LOST AND FOUND

My set just arrived--the Baraka/Dorn correspondence is worth the price of admission alone. Here's the scoop from Ammiel Alcalay:


Printed in elegant, stapled editions, the inaugural chapbook series of Lost & Found: The CUNY Poetics Document Initiative activates and puts into wider circulation important but little known texts drawn from personal and institutional archives.


An ongoing publication project emerging from archival and textual scholarship done by students, faculty and guest fellows at the Graduate Center, the primary focus of Lost & Found is on writers who fall under the rubric of the New American Poetry. Since enhanced accessibility to a broad spectrum of archival material helps create alternative, divergent and enriched versions of literary and cultural history, the Lost & Found initiative takes the “New American” rubric writ large, including the affiliated and unaffiliated, precursors and followers. The first set includes correspondence, essays, and journal selections:

Amiri Baraka & Edward Dorn: Selections from the Collected Letters
1959-1960, ed. Claudia Moreno Pisano, includes letters written between 1959 and 1960 and covers a wide-range of discussions, from quotidian observations of being snowbound without enough heat...to the hashing out of experiences, fears, and anxieties directly related to the socio-political culture of the early 1960s.

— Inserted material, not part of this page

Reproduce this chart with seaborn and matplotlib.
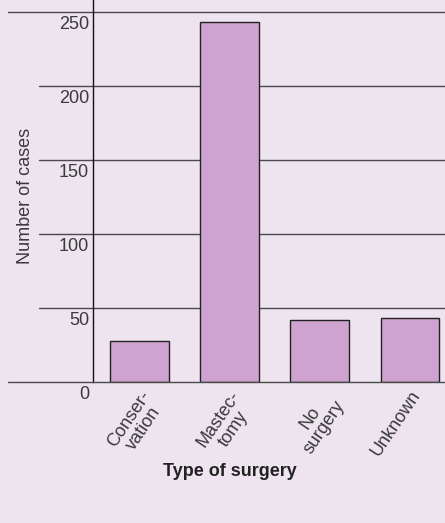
import matplotlib
matplotlib.use("Agg")
import matplotlib.pyplot as plt
import seaborn as sns
import pandas as pd

categories = ["Conser-\nvation", "Mastec-\ntomy", "No\nsurgery", "Unknown"]
counts = [28, 243, 42, 43]
yticks = [0, 50, 100, 150, 200, 250]

bg = "#ede4ef"
bar_color = "#cfa3cf"

sns.set_theme(style="white")
plt.rcParams["font.family"] = ["Liberation Sans", "DejaVu Sans"]

fig = plt.figure(figsize=(4.45, 5.23), dpi=100, facecolor=bg)
W, H = 445, 523
ax = fig.add_axes([93 / W, (H - 382) / H, (W - 93) / W, 382 / H])
ax.set_facecolor(bg)

df = pd.DataFrame({"cat": categories, "n": counts})
sns.barplot(data=df, x="cat", y="n", color=bar_color, width=0.65,
            edgecolor="#222222", linewidth=1.0, saturation=1, ax=ax, zorder=3)

ax.set_xlim(-0.517, 3.39)
ax.set_ylim(0, 258)
for s in ["top", "right", "bottom"]:
    ax.spines[s].set_visible(False)
ax.spines["left"].set_color("#111111")
ax.spines["left"].set_linewidth(1.0)
ax.set_yticks([])
ax.set_xticks([])
ax.set_xlabel("")
ax.set_ylabel("")

px = 3.907 / 352  # data units per pixel in x
for v in yticks:
    xmin = (8 - 93) / 352 if v in (0, 250) else (39 - 93) / 352
    ax.axhline(v, xmin=xmin, xmax=1, color="#4a4a4a", linewidth=1.0,
               clip_on=False, zorder=2 if v else 4)
    ax.text(-0.517 - 4 * px, v - 3, str(v), ha="right", va="top",
            fontsize=13, color="#3a3a3a", clip_on=False)

for i, lab in enumerate(categories):
    ax.text(i + 0.0, -4, lab, rotation=56, rotation_mode="anchor",
            ha="right", va="top", multialignment="center", linespacing=1.05,
            fontsize=13, color="#3a3a3a", clip_on=False)

fig.text(26 / W, 1 - 196 / H, "Number of cases", rotation=90, ha="center",
         va="center", fontsize=13, color="#3a3a3a")
fig.text(230 / W, 1 - 472 / H, "Type of surgery", ha="center", va="center",
         fontsize=13, fontweight="bold", color="#222222")

fig.savefig("out.png", dpi=100, facecolor=bg)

The Correspondence of Kenneth Koch & Frank O’Hara
1955-1956, Part I and II, ed. Josh Schneiderman, includes letters [...] written over an eighteen-month period from 1955 to 1956 [that] provide an account of the poets’ important, if often overlooked, friendship. Full of poems, literary gossip, and nods to artistic influences, Koch and O’Hara’s correspondence also chronicles a key moment in what would come to be known as the New York School of poets.

Darwin & The Writers, Muriel Rukeyser
, ed. Stefania Heim, is an unpublished essay about Darwin (rejected by The Nation in 1959). The piece is an exercise in the discovery, collection, and exposition of “meeting-places” between scientific and literary imaginations, extending the intellectual work Rukeyser started in works like Willard Gibbs and The Life of Poetry.

1957-1977 Selections from the Journals Part
I and II, Philip Whalen, ed. Brian Unger, is comprised of entries from Whalen’s Journals from two key periods in his life: the mid to late 1950s following the public recognition of the Beats, and the early 1970s, after his return from Japan and his decision to live in a Zen monastery.

The
1963 Vancouver Poetry Conference / Robert Creeley’s Contexts of Poetry, with Daphne Marlatt’s Journal Entries, ed. Ammiel Alcalay, is a Creeley lecture and conversation with Allen Ginsberg. Contexts of Poetry is from the landmark 1963 Vancouver Poetry Conference, with excerpts from the journals of the prominent Canadian poet Daphne Marlatt, chronicling her attendance as a student.

Together, the set marks an auspicious beginning to a project that brings the finest traditions of small press publication and textual scholarship to a broader reading public.

We are delighted to announce that the chapbooks are available at bookstores across the nation, from St. Marks Books to City Lights.